Top 10 most improved councils

We consider those councils who have increased their overall productivity ranking by the highest number of places to be ‘most improved’. This year the most improved local authorities have all increased their overall ranking by 27 places or more. Those that made the most progress all improved their performance in at least half of the six original lenses, ranked well for the new high needs lens, and made improvements in the older people lens. The largest improvements took place in relation to all age disability, reflecting the increasing focus placed on social care outcomes by councils in recent years.

Three councils deserve a special mention for improving across all six original lenses: Dudley, Wolverhampton and Greenwich. Only four councils experienced a fall in performance across all six lenses.

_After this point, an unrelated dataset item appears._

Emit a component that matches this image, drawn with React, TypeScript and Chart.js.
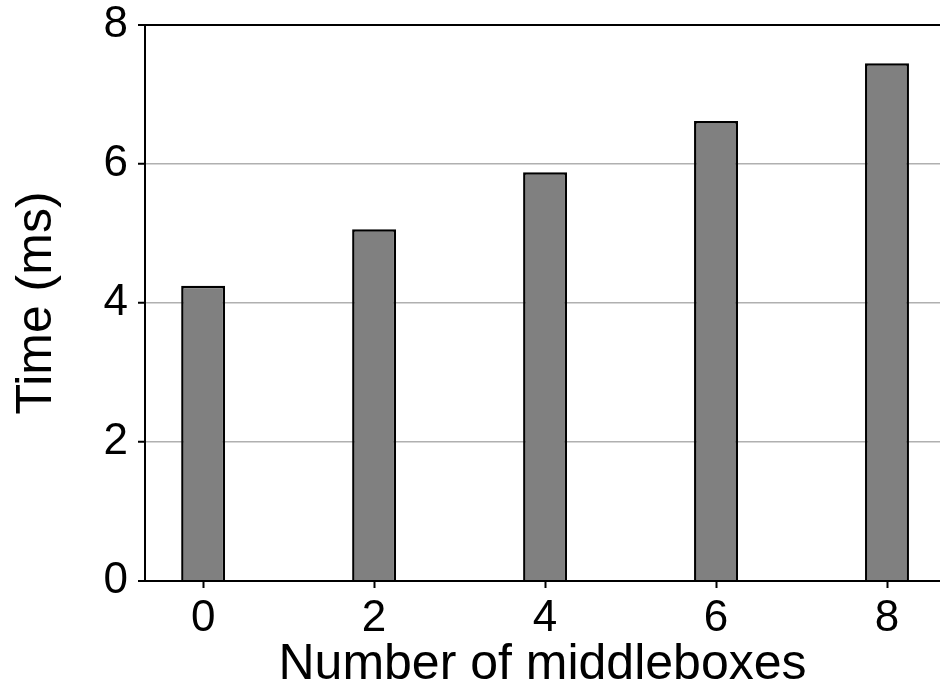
import React, { useEffect, useRef } from "react";
import { Chart, registerables } from "chart.js";

Chart.register(...registerables);

const middleboxes = [0, 2, 4, 6, 8];
const timeMs = [4.25, 5.06, 5.88, 6.62, 7.45];
const xTicks = [0, 2, 4, 6, 8];
const yTicks = [0, 2, 4, 6, 8];
const xTitle = "Number of middleboxes";
const yTitle = "Time (ms)";

const FONT = "'Liberation Sans', Arial, Helvetica, sans-serif";

export default function App() {
  const ref = useRef<HTMLCanvasElement | null>(null);

  useEffect(() => {
    if (!ref.current) return;
    const chart = new Chart(ref.current, {
      type: "bar",
      data: {
        datasets: [
          {
            data: middleboxes.map((m, i) => ({ x: m, y: timeMs[i] })),
            backgroundColor: "#808080",
            borderColor: "#000000",
            borderWidth: 2.5,
            borderSkipped: "start",
            categoryPercentage: 1,
            barPercentage: 0.257,
          },
        ],
      },
      options: {
        animation: false,
        responsive: false,
        maintainAspectRatio: false,
        layout: { padding: { top: 0, right: 0, left: 0, bottom: 0 } },
        plugins: { legend: { display: false }, tooltip: { enabled: false } },
        scales: {
          x: {
            type: "linear",
            min: -0.68,
            max: 8.62,
            offset: false,
            afterBuildTicks: (scale: any) => {
              scale.ticks = xTicks.map((v) => ({ value: v }));
            },
            afterFit: (scale: any) => {
              scale.height = 119;
            },
            grid: {
              offset: false,
              drawOnChartArea: false,
              drawTicks: true,
              tickLength: 7,
              tickColor: "#000000",
              tickWidth: 2,
            },
            border: { display: true, color: "#000000", width: 2 },
            ticks: {
              color: "#000000",
              font: { family: FONT, size: 44 },
              padding: 4,
              maxRotation: 0,
              autoSkip: false,
            },
            title: {
              display: true,
              text: xTitle,
              color: "#000000",
              font: { family: FONT, size: 50 },
              padding: { top: 0, bottom: 5 },
            },
          },
          y: {
            type: "linear",
            min: 0,
            max: 8,
            afterBuildTicks: (scale: any) => {
              scale.ticks = yTicks.map((v) => ({ value: v }));
            },
            afterFit: (scale: any) => {
              scale.width = 145;
              scale.paddingTop = 25;
              scale.paddingBottom = 0;
            },
            grid: {
              drawOnChartArea: true,
              drawTicks: true,
              tickLength: 7,
              tickColor: "#000000",
              tickWidth: 2,
              color: (ctx: any) => {
                const v = ctx.tick ? ctx.tick.value : 0;
                return v === 0 || v === 8 ? "#000000" : "#b0b0b0";
              },
              lineWidth: (ctx: any) => {
                const v = ctx.tick ? ctx.tick.value : 0;
                return v === 0 || v === 8 ? 2 : 1.5;
              },
            },
            border: { display: true, color: "#000000", width: 2 },
            ticks: {
              color: "#000000",
              font: { family: FONT, size: 44 },
              padding: 10,
            },
            title: {
              display: true,
              text: yTitle,
              color: "#000000",
              font: { family: FONT, size: 50 },
              padding: { top: 7, bottom: 0 },
            },
          },
        },
      },
    });
    return () => chart.destroy();
  }, []);

  return (
    <div style={{ position: "absolute", left: 0, top: 0, width: 940, height: 700, background: "#ffffff" }}>
      <canvas ref={ref} width={940} height={700} style={{ width: 940, height: 700, display: "block" }} />
    </div>
  );
}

For the third year, the IMPOWER INDEX has shown that there is no correlation between a council’s spending per person and the outcomes achieved. A high budget does not guarantee good outcomes for citizens, and many councils have proven that outstanding outcomes can still be delivered in the face of austerity. The councils that are the most productive or have improved the most are doing well in the areas that are causing the biggest financial pressure on local government, grasping the situation and creating value. We are publishing this analysis in November 2019, just a few weeks before a general election. As part of their campaigning, we can expect all major political parties to promise to invest in critical public services such as housing and education, to ‘fix’ social care, and to ringfence more money for the NHS. Understanding where, how and why the money that local government receives is spent well has therefore never been more timely or more critical.